## Dataset records
------------------------------------
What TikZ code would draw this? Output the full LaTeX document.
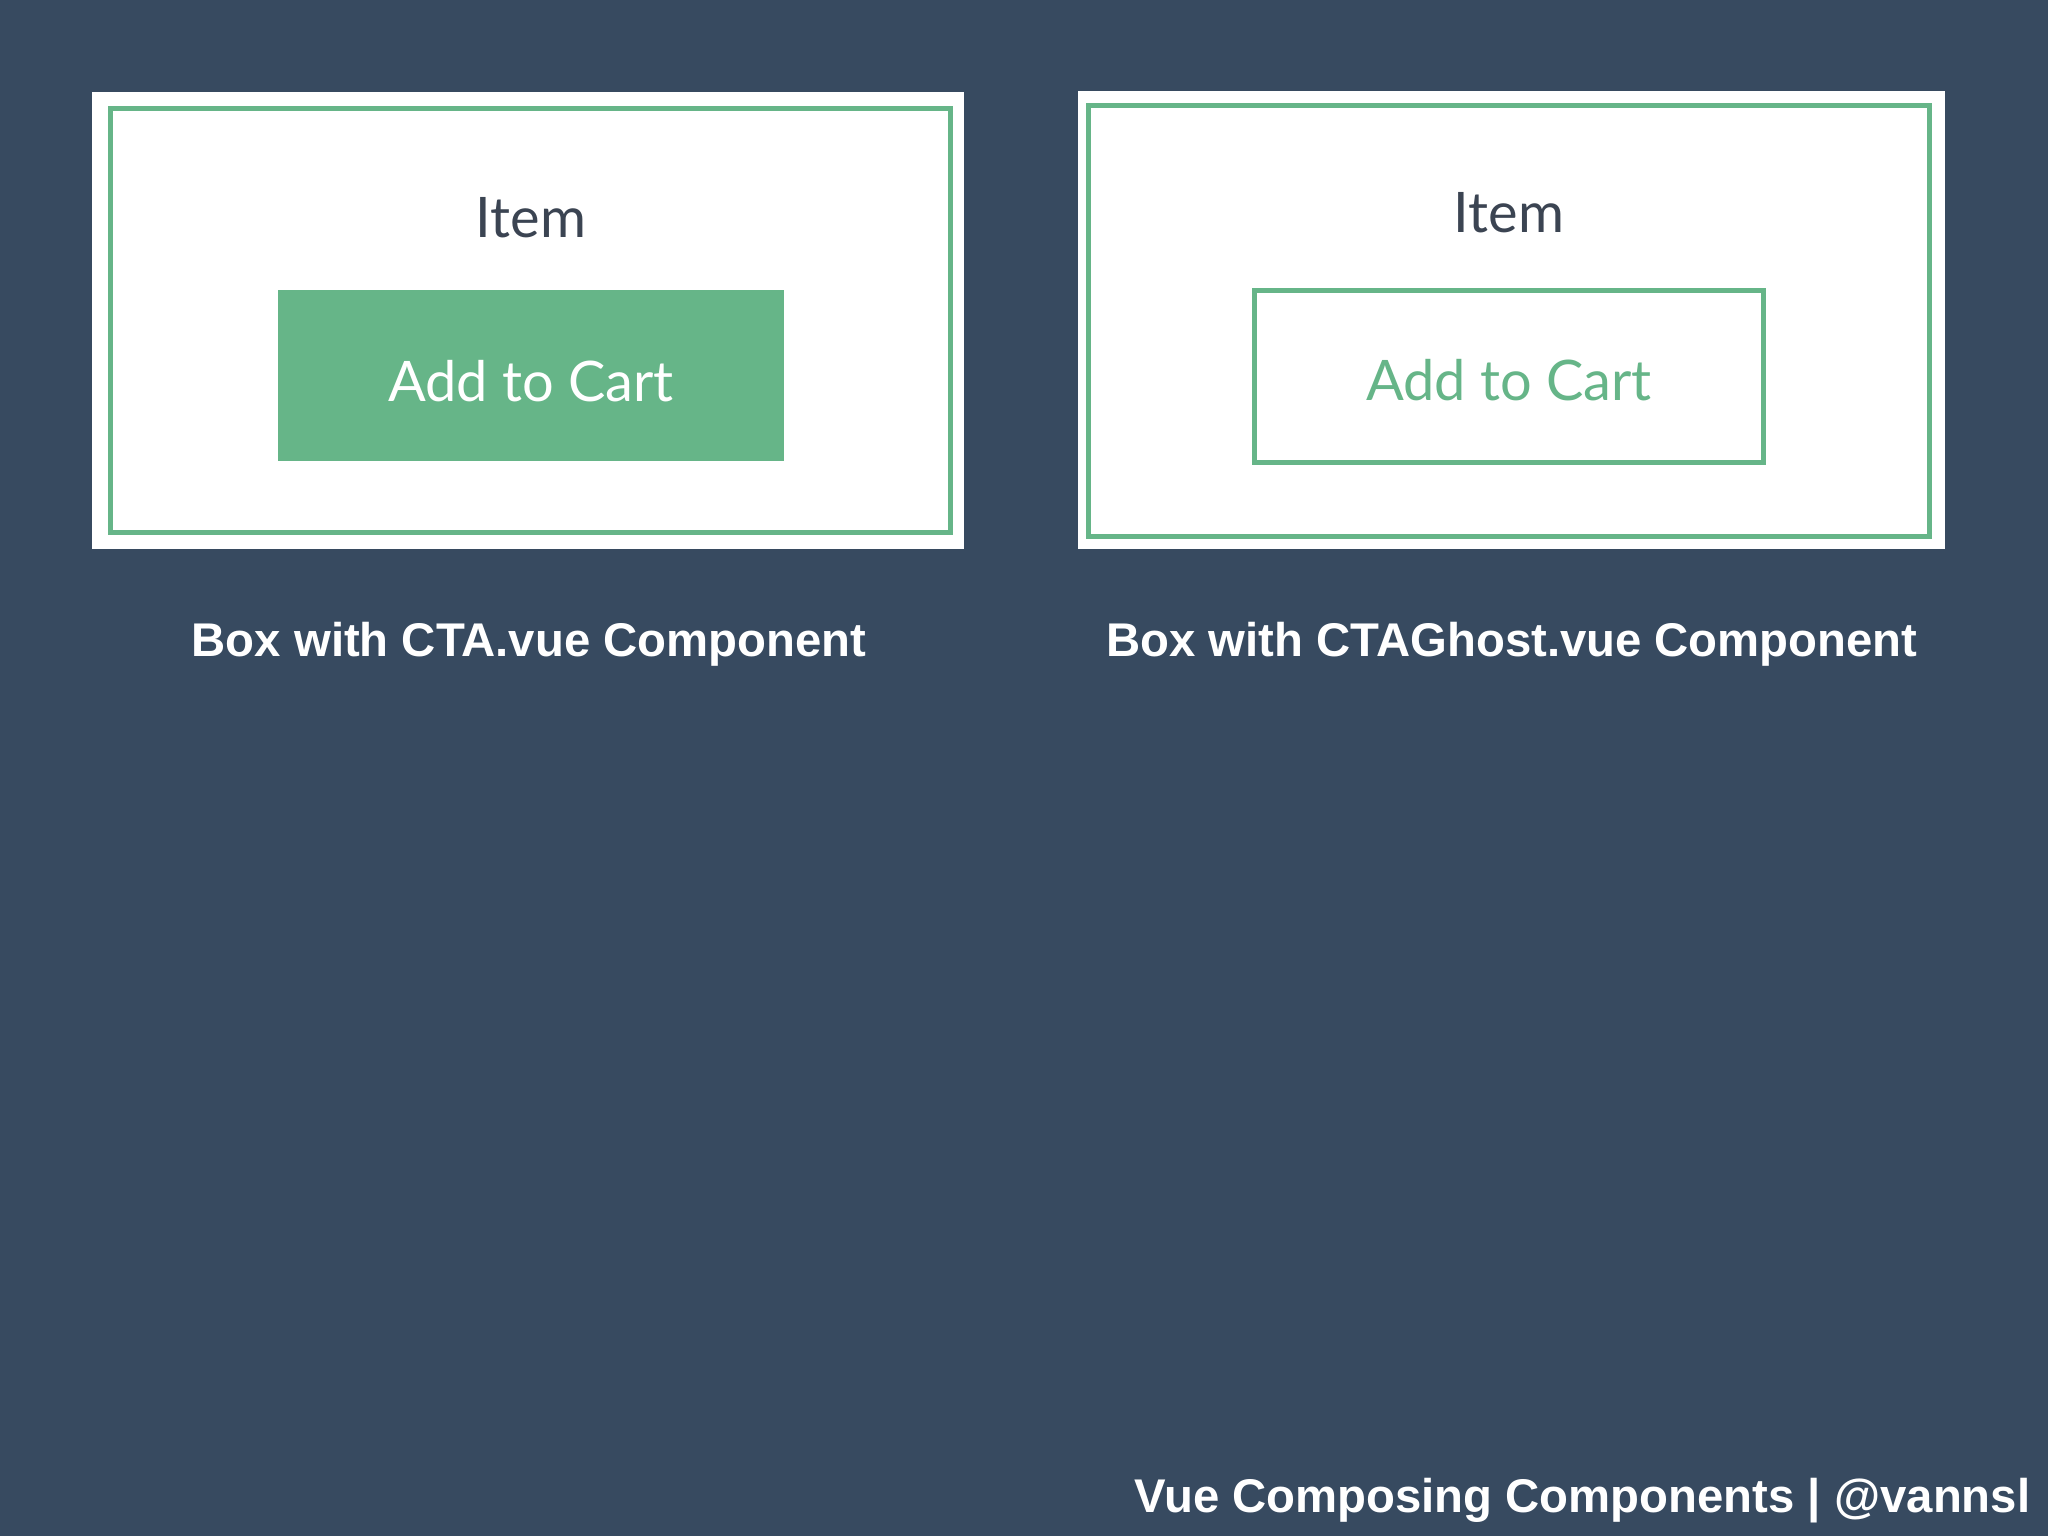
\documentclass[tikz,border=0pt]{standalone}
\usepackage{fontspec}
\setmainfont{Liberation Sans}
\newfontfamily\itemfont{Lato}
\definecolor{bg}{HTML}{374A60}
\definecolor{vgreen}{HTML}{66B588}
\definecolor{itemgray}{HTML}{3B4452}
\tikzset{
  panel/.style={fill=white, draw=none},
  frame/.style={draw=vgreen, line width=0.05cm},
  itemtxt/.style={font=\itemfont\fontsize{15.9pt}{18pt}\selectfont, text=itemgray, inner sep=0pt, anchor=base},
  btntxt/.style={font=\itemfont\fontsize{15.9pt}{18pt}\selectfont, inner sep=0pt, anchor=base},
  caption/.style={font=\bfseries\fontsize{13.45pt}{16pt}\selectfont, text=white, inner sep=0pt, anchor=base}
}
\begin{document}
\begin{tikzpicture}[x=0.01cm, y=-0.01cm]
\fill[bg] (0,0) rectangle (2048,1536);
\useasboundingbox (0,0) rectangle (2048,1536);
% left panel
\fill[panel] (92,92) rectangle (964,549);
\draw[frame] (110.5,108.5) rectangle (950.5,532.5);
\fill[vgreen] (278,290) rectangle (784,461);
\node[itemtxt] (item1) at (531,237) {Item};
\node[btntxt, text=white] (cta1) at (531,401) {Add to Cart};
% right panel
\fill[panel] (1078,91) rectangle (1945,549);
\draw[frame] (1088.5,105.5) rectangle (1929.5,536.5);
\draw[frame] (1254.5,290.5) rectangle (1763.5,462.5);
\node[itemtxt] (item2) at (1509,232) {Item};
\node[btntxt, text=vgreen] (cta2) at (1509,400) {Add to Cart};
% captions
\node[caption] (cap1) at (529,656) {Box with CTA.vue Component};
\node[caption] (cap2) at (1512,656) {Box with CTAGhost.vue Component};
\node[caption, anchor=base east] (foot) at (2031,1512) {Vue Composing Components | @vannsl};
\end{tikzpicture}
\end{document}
------------------------------------
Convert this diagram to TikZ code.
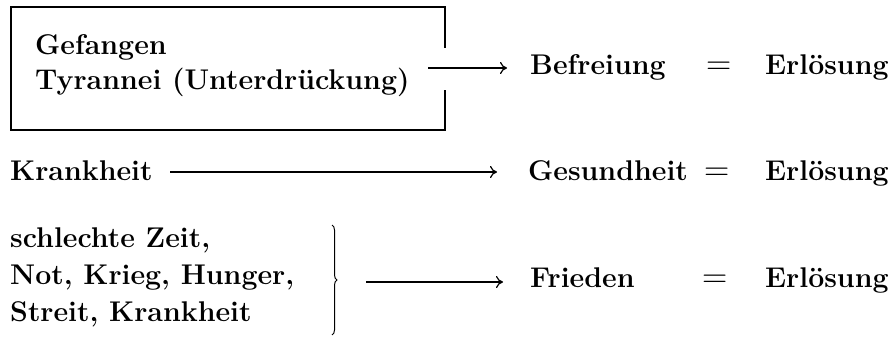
------------------------------------
Search the records above for the string "draw". Copy every line that contains it.

What TikZ code would draw this? Output the full LaTeX document.
  panel/.style={fill=white, draw=none},
  frame/.style={draw=vgreen, line width=0.05cm},
\draw[frame] (110.5,108.5) rectangle (950.5,532.5);
\draw[frame] (1088.5,105.5) rectangle (1929.5,536.5);
\draw[frame] (1254.5,290.5) rectangle (1763.5,462.5);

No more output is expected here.